Return the listing below in full, with every line exactly as it is.
(begin)
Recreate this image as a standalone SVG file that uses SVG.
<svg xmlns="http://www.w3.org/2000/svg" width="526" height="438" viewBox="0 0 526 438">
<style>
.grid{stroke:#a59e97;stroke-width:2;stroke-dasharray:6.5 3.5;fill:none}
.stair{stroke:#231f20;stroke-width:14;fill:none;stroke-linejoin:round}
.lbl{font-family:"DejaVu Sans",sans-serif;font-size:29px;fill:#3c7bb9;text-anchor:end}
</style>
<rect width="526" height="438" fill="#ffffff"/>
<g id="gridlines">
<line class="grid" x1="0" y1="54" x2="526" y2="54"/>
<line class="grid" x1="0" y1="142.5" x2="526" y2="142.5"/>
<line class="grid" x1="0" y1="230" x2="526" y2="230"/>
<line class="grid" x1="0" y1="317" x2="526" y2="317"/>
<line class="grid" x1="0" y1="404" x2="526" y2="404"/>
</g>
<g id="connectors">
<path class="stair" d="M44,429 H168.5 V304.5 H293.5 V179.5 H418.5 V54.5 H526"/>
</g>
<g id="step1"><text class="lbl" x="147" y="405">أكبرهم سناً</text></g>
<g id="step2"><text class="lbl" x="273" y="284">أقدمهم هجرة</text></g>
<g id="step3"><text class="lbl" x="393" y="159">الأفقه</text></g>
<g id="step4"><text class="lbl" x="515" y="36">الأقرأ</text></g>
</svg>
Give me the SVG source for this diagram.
(end)
Task answer:
Recreate this image as a standalone SVG file that uses SVG.
<svg xmlns="http://www.w3.org/2000/svg" width="526" height="438" viewBox="0 0 526 438">
<style>
.grid{stroke:#a59e97;stroke-width:2;stroke-dasharray:6.5 3.5;fill:none}
.stair{stroke:#231f20;stroke-width:14;fill:none;stroke-linejoin:round}
.lbl{font-family:"DejaVu Sans",sans-serif;font-size:29px;fill:#3c7bb9;text-anchor:end}
</style>
<rect width="526" height="438" fill="#ffffff"/>
<g id="gridlines">
<line class="grid" x1="0" y1="54" x2="526" y2="54"/>
<line class="grid" x1="0" y1="142.5" x2="526" y2="142.5"/>
<line class="grid" x1="0" y1="230" x2="526" y2="230"/>
<line class="grid" x1="0" y1="317" x2="526" y2="317"/>
<line class="grid" x1="0" y1="404" x2="526" y2="404"/>
</g>
<g id="connectors">
<path class="stair" d="M44,429 H168.5 V304.5 H293.5 V179.5 H418.5 V54.5 H526"/>
</g>
<g id="step1"><text class="lbl" x="147" y="405">أكبرهم سناً</text></g>
<g id="step2"><text class="lbl" x="273" y="284">أقدمهم هجرة</text></g>
<g id="step3"><text class="lbl" x="393" y="159">الأفقه</text></g>
<g id="step4"><text class="lbl" x="515" y="36">الأقرأ</text></g>
</svg>
Give me the SVG source for this diagram.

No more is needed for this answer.